_What to produce_
Write out the data below exactly as given, without any of its pictures.

_Information supplied_
┄┄┄┄┄┄┄┄┄┄┄┄┄┄┄┄┄┄┄┄
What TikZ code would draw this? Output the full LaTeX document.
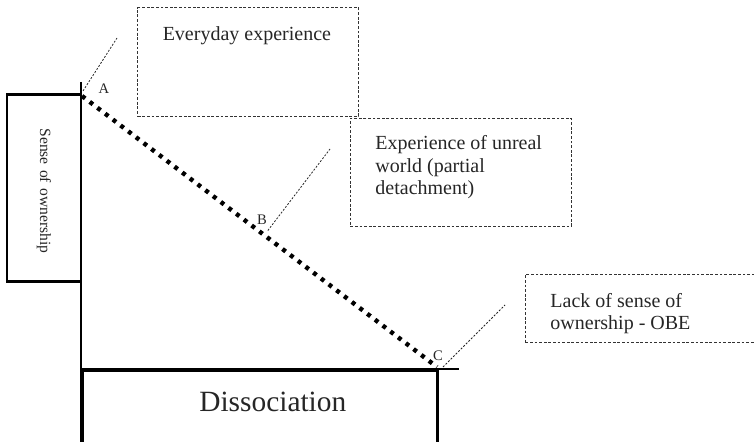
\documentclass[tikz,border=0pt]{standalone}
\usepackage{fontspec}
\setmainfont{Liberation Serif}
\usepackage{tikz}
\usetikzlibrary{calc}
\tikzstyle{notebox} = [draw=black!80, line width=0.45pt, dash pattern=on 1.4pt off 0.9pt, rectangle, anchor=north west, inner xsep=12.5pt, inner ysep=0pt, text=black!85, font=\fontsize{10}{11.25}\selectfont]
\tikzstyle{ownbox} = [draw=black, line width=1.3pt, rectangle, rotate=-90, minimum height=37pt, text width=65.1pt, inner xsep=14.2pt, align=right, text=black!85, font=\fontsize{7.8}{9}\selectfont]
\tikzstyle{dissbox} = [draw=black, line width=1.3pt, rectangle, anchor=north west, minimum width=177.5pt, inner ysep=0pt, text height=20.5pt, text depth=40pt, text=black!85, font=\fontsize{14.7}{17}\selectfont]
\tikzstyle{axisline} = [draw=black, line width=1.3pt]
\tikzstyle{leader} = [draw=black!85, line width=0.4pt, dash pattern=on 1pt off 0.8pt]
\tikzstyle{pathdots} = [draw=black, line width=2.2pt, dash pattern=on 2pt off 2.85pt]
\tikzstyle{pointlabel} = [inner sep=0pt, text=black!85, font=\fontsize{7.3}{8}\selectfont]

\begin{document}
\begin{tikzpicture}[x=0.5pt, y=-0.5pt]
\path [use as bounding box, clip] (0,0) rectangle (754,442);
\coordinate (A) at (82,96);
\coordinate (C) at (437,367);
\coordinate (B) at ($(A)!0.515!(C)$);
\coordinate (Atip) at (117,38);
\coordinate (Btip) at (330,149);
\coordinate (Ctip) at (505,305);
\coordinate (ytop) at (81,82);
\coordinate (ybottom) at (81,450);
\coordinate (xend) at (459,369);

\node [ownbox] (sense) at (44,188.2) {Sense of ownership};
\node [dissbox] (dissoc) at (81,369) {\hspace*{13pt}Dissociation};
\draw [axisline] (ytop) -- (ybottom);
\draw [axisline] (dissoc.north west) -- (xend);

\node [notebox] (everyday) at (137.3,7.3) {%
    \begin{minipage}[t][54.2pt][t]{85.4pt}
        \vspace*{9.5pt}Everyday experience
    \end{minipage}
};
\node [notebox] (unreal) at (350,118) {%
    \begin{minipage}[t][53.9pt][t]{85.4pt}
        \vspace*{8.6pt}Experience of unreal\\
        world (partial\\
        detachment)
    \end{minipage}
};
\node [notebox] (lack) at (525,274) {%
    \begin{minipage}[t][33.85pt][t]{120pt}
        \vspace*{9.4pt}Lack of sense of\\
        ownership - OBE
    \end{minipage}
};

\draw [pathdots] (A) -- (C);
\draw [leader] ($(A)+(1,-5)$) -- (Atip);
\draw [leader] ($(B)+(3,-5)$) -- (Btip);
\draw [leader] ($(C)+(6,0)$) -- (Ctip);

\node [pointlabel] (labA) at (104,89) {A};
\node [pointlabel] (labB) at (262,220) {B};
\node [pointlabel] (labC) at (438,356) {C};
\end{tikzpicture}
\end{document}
┄┄┄┄┄┄┄┄┄┄┄┄┄┄┄┄┄┄┄┄
_Solution to this exercise_
What TikZ code would draw this? Output the full LaTeX document.
\documentclass[tikz,border=0pt]{standalone}
\usepackage{fontspec}
\setmainfont{Liberation Serif}
\usepackage{tikz}
\usetikzlibrary{calc}
\tikzstyle{notebox} = [draw=black!80, line width=0.45pt, dash pattern=on 1.4pt off 0.9pt, rectangle, anchor=north west, inner xsep=12.5pt, inner ysep=0pt, text=black!85, font=\fontsize{10}{11.25}\selectfont]
\tikzstyle{ownbox} = [draw=black, line width=1.3pt, rectangle, rotate=-90, minimum height=37pt, text width=65.1pt, inner xsep=14.2pt, align=right, text=black!85, font=\fontsize{7.8}{9}\selectfont]
\tikzstyle{dissbox} = [draw=black, line width=1.3pt, rectangle, anchor=north west, minimum width=177.5pt, inner ysep=0pt, text height=20.5pt, text depth=40pt, text=black!85, font=\fontsize{14.7}{17}\selectfont]
\tikzstyle{axisline} = [draw=black, line width=1.3pt]
\tikzstyle{leader} = [draw=black!85, line width=0.4pt, dash pattern=on 1pt off 0.8pt]
\tikzstyle{pathdots} = [draw=black, line width=2.2pt, dash pattern=on 2pt off 2.85pt]
\tikzstyle{pointlabel} = [inner sep=0pt, text=black!85, font=\fontsize{7.3}{8}\selectfont]

\begin{document}
\begin{tikzpicture}[x=0.5pt, y=-0.5pt]
\path [use as bounding box, clip] (0,0) rectangle (754,442);
\coordinate (A) at (82,96);
\coordinate (C) at (437,367);
\coordinate (B) at ($(A)!0.515!(C)$);
\coordinate (Atip) at (117,38);
\coordinate (Btip) at (330,149);
\coordinate (Ctip) at (505,305);
\coordinate (ytop) at (81,82);
\coordinate (ybottom) at (81,450);
\coordinate (xend) at (459,369);

\node [ownbox] (sense) at (44,188.2) {Sense of ownership};
\node [dissbox] (dissoc) at (81,369) {\hspace*{13pt}Dissociation};
\draw [axisline] (ytop) -- (ybottom);
\draw [axisline] (dissoc.north west) -- (xend);

\node [notebox] (everyday) at (137.3,7.3) {%
    \begin{minipage}[t][54.2pt][t]{85.4pt}
        \vspace*{9.5pt}Everyday experience
    \end{minipage}
};
\node [notebox] (unreal) at (350,118) {%
    \begin{minipage}[t][53.9pt][t]{85.4pt}
        \vspace*{8.6pt}Experience of unreal\\
        world (partial\\
        detachment)
    \end{minipage}
};
\node [notebox] (lack) at (525,274) {%
    \begin{minipage}[t][33.85pt][t]{120pt}
        \vspace*{9.4pt}Lack of sense of\\
        ownership - OBE
    \end{minipage}
};

\draw [pathdots] (A) -- (C);
\draw [leader] ($(A)+(1,-5)$) -- (Atip);
\draw [leader] ($(B)+(3,-5)$) -- (Btip);
\draw [leader] ($(C)+(6,0)$) -- (Ctip);

\node [pointlabel] (labA) at (104,89) {A};
\node [pointlabel] (labB) at (262,220) {B};
\node [pointlabel] (labC) at (438,356) {C};
\end{tikzpicture}
\end{document}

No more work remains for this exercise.